Bizarrement, j'ai plutôt aimé cette adaptation que je trouve quand même assez adulte dans le traitement des personnages. HBC en Reine Rouge est assez exceptionnelle tout comme Johnny Depp en Chapelier complètement barré. Au final c'est le rôle d'Alice qui m'a le moins convaincu.
Je suis fan de Burton, et même si c'est moins sombre et glauque que d'habitude, l'univers qu'il a créé garde sa marque de fabrique... en + coloré!

Jérémy a dit…

Il y a du Burton, je le pense aussi, plus coloré certes, mais surtout plus lisse. J'aurai aimé voir de vraies têtes coupées et un chapelier hystérique et obstiné ; pas si simplement fou.

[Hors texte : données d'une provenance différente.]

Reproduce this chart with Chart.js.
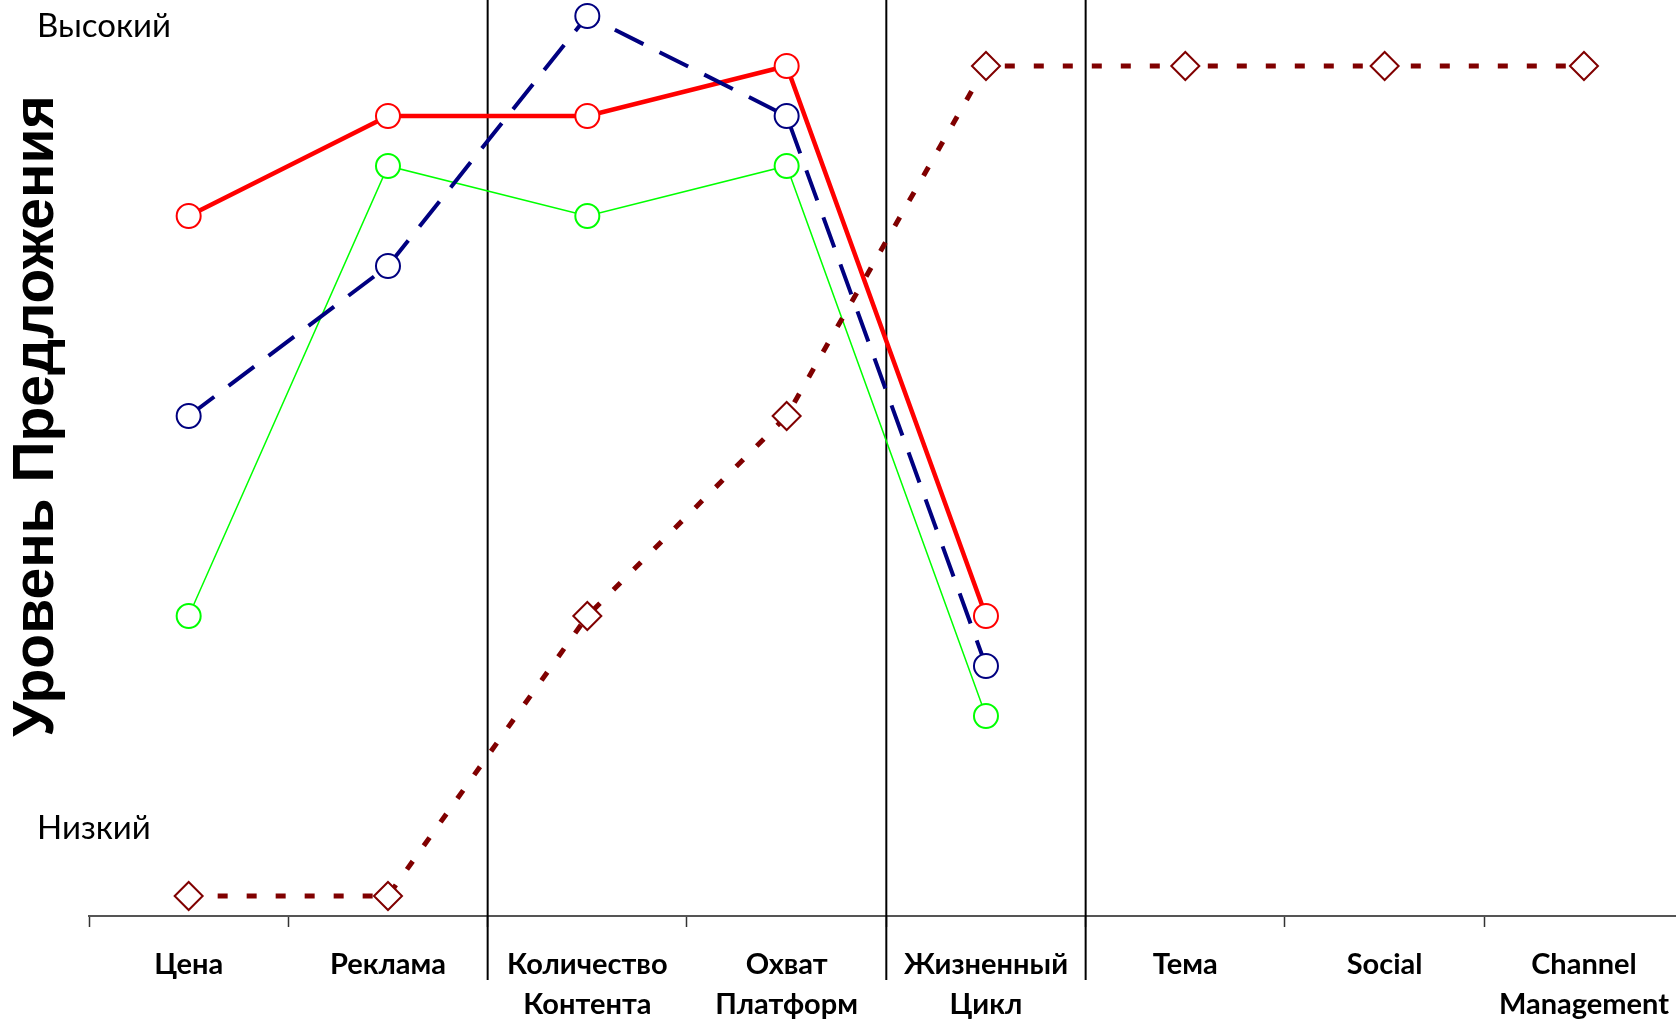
<!DOCTYPE html>
<html>
<head>
<meta charset="utf-8">
<script src="https://cdn.jsdelivr.net/npm/chart.js@4"></script>
<style>
  html, body { margin: 0; padding: 0; background: #fff; overflow: hidden; }
  #wrap { width: 1686px; height: 1021px; position: relative; }
</style>
</head>
<body>
<div id="wrap"><canvas id="offer-chart"></canvas></div>
<script>
// categories on the x axis
var categories = ['Цена', 'Реклама', ['Количество', 'Контента'], ['Охват', 'Платформ'],
                  ['Жизненный', 'Цикл'], 'Тема', 'Social', ['Channel', 'Management']];

// offer levels (0 = axis, 18 = top marker)
var redLevels    = [14, 16, 16, 17, 6, null, null, null];
var blueLevels   = [10, 13, 18, 16, 5, null, null, null];
var greenLevels  = [6, 15, 14, 15, 4, null, null, null];
var maroonLevels = [0.4, 0.4, 6, 10, 17, 17, 17, 17];

// category boundaries that get a full-height separator
var separatorsAfter = [1, 3, 4];

var yTitle = 'Уровень Предложения';
var highLabel = 'Высокий';
var lowLabel = 'Низкий';

const separators = {
  id: 'separators',
  beforeDatasetsDraw(chart) {
    const ctx = chart.ctx;
    const x = chart.scales.x;
    ctx.save();
    ctx.strokeStyle = '#000';
    ctx.lineWidth = 2;
    separatorsAfter.forEach(function (i) {
      var px = (x.getPixelForValue(i) + x.getPixelForValue(i + 1)) / 2;
      ctx.beginPath();
      ctx.moveTo(px, 0);
      ctx.lineTo(px, 980);
      ctx.stroke();
    });
    ctx.restore();
  }
};

const sideTexts = {
  id: 'sideTexts',
  afterDraw(chart) {
    const ctx = chart.ctx;
    const area = chart.chartArea;
    ctx.save();
    ctx.fillStyle = '#000';
    ctx.textAlign = 'left';
    ctx.textBaseline = 'alphabetic';
    ctx.font = '33px Lato';
    ctx.fillText(highLabel, 37, 37);
    ctx.fillText(lowLabel, 37, 839);

    ctx.translate(53, (area.top + area.bottom) / 2 - 42);
    ctx.rotate(-Math.PI / 2);
    ctx.textAlign = 'center';
    ctx.font = 'bold 57px "Liberation Sans"';
    ctx.fillText(yTitle, 0, 0);
    ctx.restore();
  }
};

function circleSet(label, data, color, width, dash, order) {
  return {
    label: label,
    data: data,
    borderColor: color,
    borderWidth: width,
    borderDash: dash,
    pointStyle: 'circle',
    pointRadius: 12,
    pointBorderWidth: 2,
    pointBorderColor: color,
    pointBackgroundColor: '#fff',
    tension: 0,
    clip: false,
    order: order
  };
}

const ctx = document.getElementById('offer-chart');

new Chart(ctx, {
  type: 'line',
  data: {
    labels: categories,
    datasets: [
      circleSet('red', redLevels, '#ff0000', 4.5, [], 2),
      circleSet('blue', blueLevels, '#000080', 4, [32, 18], 1),
      circleSet('green', greenLevels, '#00ff00', 1.5, [], 3),
      {
        label: 'maroon',
        data: maroonLevels,
        borderColor: '#800000',
        borderWidth: 5,
        borderDash: [10, 19],
        pointStyle: 'rectRot',
        pointRadius: 14,
        pointBorderWidth: 2,
        pointBorderColor: '#800000',
        pointBackgroundColor: '#fff',
        tension: 0,
        clip: false,
        order: 0
      }
    ]
  },
  options: {
    responsive: true,
    maintainAspectRatio: false,
    animation: false,
    layout: { autoPadding: false, padding: { left: 89, right: 0, top: 0, bottom: 0 } },
    plugins: {
      legend: { display: false },
      tooltip: { enabled: false }
    },
    scales: {
      x: {
        offset: true,
        grid: {
          offset: true,
          drawOnChartArea: false,
          drawTicks: true,
          tickLength: 11,
          tickWidth: 1.5,
          tickColor: '#333'
        },
        border: { display: true, color: '#555', width: 2 },
        ticks: {
          color: '#000',
          padding: 17,
          maxRotation: 0,
          autoSkip: false,
          font: { family: 'Lato', weight: 'bold', size: 29, lineHeight: 1.4 }
        },
        afterFit: function (scale) { scale.height = 105; }
      },
      y: {
        display: false,
        min: 0,
        max: 18.32
      }
    }
  },
  plugins: [separators, sideTexts]
});
</script>
</body>
</html>
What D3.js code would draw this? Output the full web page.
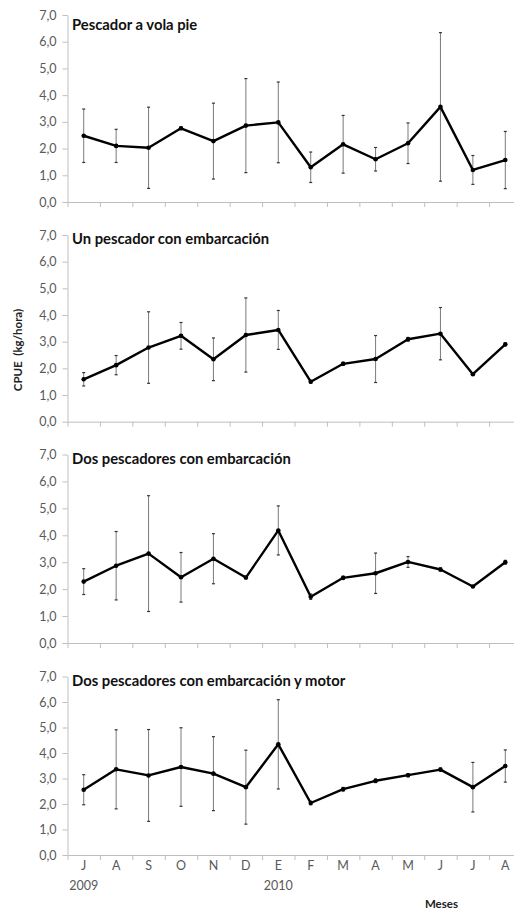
<!DOCTYPE html>
<html>
<head>
<meta charset="utf-8">
<script src="https://cdn.jsdelivr.net/npm/d3@7"></script>
<style>
  html, body { margin: 0; padding: 0; background: #fff; }
  svg { display: block; }
  text { font-family: Lato, "Open Sans", sans-serif; }
</style>
</head>
<body>
<svg id="chart" width="514" height="919"></svg>
<script>
// Months from July 2009 to August 2010
const months = ["J", "A", "S", "O", "N", "D", "E", "F", "M", "A", "M", "J", "J", "A"];
const yearLabels = ["2009", "2010"];
const yearIndex = [0, 6];
const yTicks = [0, 1, 2, 3, 4, 5, 6, 7];

const panelTitles = [
  "Pescador a vola pie",
  "Un pescador con embarcación",
  "Dos pescadores con embarcación",
  "Dos pescadores con embarcación y motor"
];

// Mean CPUE (kg/hora) and error-bar half widths for each fishing mode
const meanPie   = [2.48, 2.10, 2.03, 2.76, 2.28, 2.86, 2.98, 1.30, 2.16, 1.60, 2.20, 3.56, 1.20, 1.57];
const errPie    = [1.00, 0.62, 1.52, 0.05, 1.42, 1.76, 1.51, 0.57, 1.08, 0.44, 0.76, 2.78, 0.54, 1.07];
const meanUno   = [1.59, 2.12, 2.78, 3.22, 2.34, 3.25, 3.44, 1.50, 2.17, 2.35, 3.09, 3.30, 1.78, 2.90];
const errUno    = [0.25, 0.36, 1.34, 0.50, 0.80, 1.39, 0.73, 0.05, 0.06, 0.88, 0.07, 0.98, 0.04, 0.05];
const meanDos   = [2.28, 2.87, 3.32, 2.44, 3.13, 2.43, 4.18, 1.72, 2.42, 2.59, 3.01, 2.73, 2.10, 3.00];
const errDos    = [0.48, 1.27, 2.15, 0.92, 0.93, 0.05, 0.91, 0.10, 0.06, 0.75, 0.20, 0.06, 0.03, 0.07];
const meanMotor = [2.56, 3.36, 3.12, 3.45, 3.19, 2.66, 4.34, 2.04, 2.58, 2.91, 3.13, 3.35, 2.66, 3.49];
const errMotor  = [0.59, 1.55, 1.80, 1.54, 1.45, 1.45, 1.75, 0.07, 0.07, 0.07, 0.06, 0.06, 0.97, 0.63];

const means = [meanPie, meanUno, meanDos, meanMotor];
const errs = [errPie, errUno, errDos, errMotor];

// Vertical placement of each panel: bottom (0,0) and top (7,0) pixel rows, title baseline
const layout = [
  { y0: 202.0, y7: 15.0,  titleY: 30 },
  { y0: 421.7, y7: 235.0, titleY: 244 },
  { y0: 643.0, y7: 454.5, titleY: 464 },
  { y0: 855.0, y7: 676.5, titleY: 686 }
];

const svg = d3.select("#chart");
const xLeft = 67.5, step = 32.43;
const x = d3.scaleLinear().domain([0, months.length]).range([xLeft, xLeft + step * months.length]);
const fmt = d => d3.format(".1f")(d).replace(".", ",");
const axisGrey = "#bfbfbf";
const labelGrey = "#595959";

layout.forEach((L, p) => {
  const y = d3.scaleLinear().domain([0, 7]).range([L.y0, L.y7]);
  const g = svg.append("g");

  // y axis
  const ya = g.append("g")
    .attr("transform", `translate(${xLeft},0)`)
    .call(d3.axisLeft(y).tickValues(yTicks).tickSize(5).tickSizeOuter(0).tickPadding(6).tickFormat(fmt));
  ya.select(".domain").attr("stroke", axisGrey);
  ya.selectAll(".tick line").attr("stroke", axisGrey);
  ya.selectAll(".tick text").attr("fill", labelGrey).style("font-size", "12.5px");

  // x axis with ticks between months
  const xa = g.append("g")
    .attr("transform", `translate(0,${L.y0})`)
    .call(d3.axisBottom(x).tickValues(d3.range(months.length + 1)).tickSize(5).tickSizeOuter(0).tickFormat(""));
  xa.select(".domain").attr("stroke", axisGrey);
  xa.selectAll(".tick line").attr("stroke", axisGrey);

  // panel title
  g.append("text")
    .attr("x", 72)
    .attr("y", L.titleY)
    .attr("font-weight", "bold")
    .attr("font-size", "14.8px")
    .attr("fill", "#111")
    .text(panelTitles[p]);

  const m = means[p], e = errs[p];
  const cx = i => x(i + 0.5);

  // error bars
  const eb = g.append("g");
  m.forEach((v, i) => {
    eb.append("line")
      .attr("x1", cx(i)).attr("x2", cx(i))
      .attr("y1", y(v - e[i])).attr("y2", y(v + e[i]))
      .attr("stroke", "#7a7a7a").attr("stroke-width", 1);
    [v - e[i], v + e[i]].forEach(w => {
      eb.append("line")
        .attr("x1", cx(i) - 1.5).attr("x2", cx(i) + 1.5)
        .attr("y1", y(w)).attr("y2", y(w))
        .attr("stroke", "#333").attr("stroke-width", 1.2);
    });
  });

  // mean line
  g.append("path")
    .datum(m)
    .attr("fill", "none")
    .attr("stroke", "#000")
    .attr("stroke-width", 2.4)
    .attr("stroke-linejoin", "round")
    .attr("d", d3.line().x((d, i) => cx(i)).y(d => y(d)));

  // markers
  g.selectAll("circle.pt").data(m).enter().append("circle")
    .attr("class", "pt")
    .attr("cx", (d, i) => cx(i))
    .attr("cy", d => y(d))
    .attr("r", 2.3)
    .attr("fill", "#000");

  // month labels under the last panel only
  if (p === layout.length - 1) {
    g.selectAll("text.month").data(months).enter().append("text")
      .attr("class", "month")
      .attr("x", (d, i) => cx(i))
      .attr("y", L.y0 + 15)
      .attr("text-anchor", "middle")
      .attr("fill", labelGrey)
      .style("font-size", "12.5px")
      .text(d => d);
    g.selectAll("text.year").data(yearLabels).enter().append("text")
      .attr("class", "year")
      .attr("x", (d, i) => cx(yearIndex[i]))
      .attr("y", L.y0 + 35)
      .attr("text-anchor", "middle")
      .attr("fill", labelGrey)
      .style("font-size", "12.5px")
      .text(d => d);
    g.append("text")
      .attr("x", cx(11) + 1)
      .attr("y", L.y0 + 53)
      .attr("text-anchor", "middle")
      .attr("font-weight", "bold")
      .attr("fill", "#222")
      .style("font-size", "11.5px")
      .text("Meses");
  }
});

// shared y-axis title
svg.append("text")
  .attr("transform", "translate(22,350) rotate(-90)")
  .attr("text-anchor", "middle")
  .attr("font-weight", "bold")
  .attr("fill", "#222")
  .style("font-size", "11.5px")
  .style("white-space", "pre")
  .text("CPUE  (kg/hora)");
</script>
</body>
</html>
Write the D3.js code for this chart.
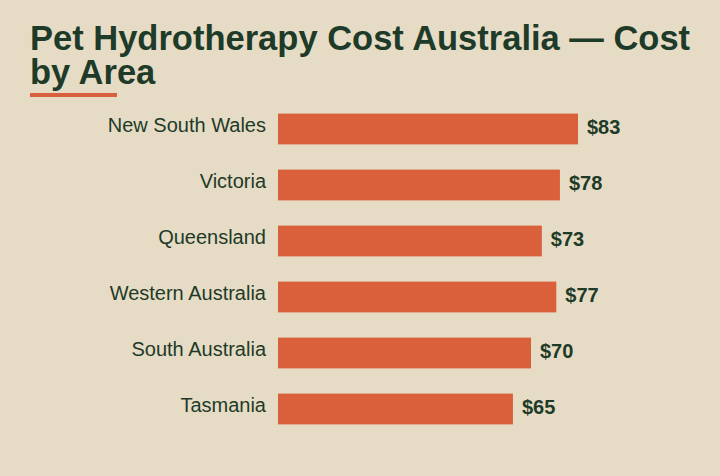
<!DOCTYPE html>
<html><head><meta charset="utf-8">
<script src="https://cdn.jsdelivr.net/npm/d3@7"></script>
<style>body{margin:0;background:#e6dcc5;}svg{display:block;font-family:"Liberation Sans",Arial,sans-serif;}</style>
</head><body><svg id="c" width="720" height="476"></svg>
<script>
const categories=["New South Wales","Victoria","Queensland","Western Australia","South Australia","Tasmania"];
const values=[83,78,73,77,70,65];
const svg=d3.select("#c");
svg.append("rect").attr("width",720).attr("height",476).attr("fill","#e6dcc5");
const dark="#1e3a28", orange="#d9603b";
svg.append("text").attr("x",30).attr("y",50).attr("font-size",34.5).attr("font-weight","bold").attr("fill",dark).text("Pet Hydrotherapy Cost Australia — Cost");
svg.append("text").attr("x",30).attr("y",84).attr("font-size",34.5).attr("font-weight","bold").attr("fill",dark).text("by Area");
svg.append("rect").attr("x",30).attr("y",93).attr("width",87).attr("height",4).attr("fill",orange);
const x=d3.scaleLinear().domain([0,83]).range([278,578]);
const y=d3.scaleBand().domain(categories).range([101,437]).paddingInner(0.45).paddingOuter(0.225);
const g=svg.append("g");
categories.forEach((c,i)=>{
  const v=values[i];
  g.append("rect").attr("x",x(0)).attr("y",y(c)).attr("width",x(v)-x(0)).attr("height",y.bandwidth()).attr("fill",orange);
  g.append("text").attr("x",266).attr("y",y(c)+y.bandwidth()/2-2).attr("text-anchor","end").attr("dominant-baseline","middle").attr("font-size",20).attr("fill",dark).text(c);
  g.append("text").attr("x",x(v)+9).attr("y",y(c)+y.bandwidth()/2).attr("dominant-baseline","middle").attr("font-size",20).attr("font-weight","bold").attr("fill",dark).text("$"+v);
});
</script></body></html>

Lewis Carrol empreignait beaucoup de noirceur dans ses contes, et j'aurai aimé que Burton donne à ce côté un relief plus prononcé dans son adaptation. Mais l'aventure et l'entertainment Disney prime tout de même au final.
Après je ne suis pas de ceux qui trouvent que c'est "un Burton de trop" etc... J'aime beaucoup Burton aussi, je suis un peu déçu de cette 'Alice' mais je m'y attendais un peu. J'espère voir un prochain film plus personnel, plus simple dans sa forme aussi peut-être, et toujours dans le gothique et le merveilleux qu'il mélange si bien.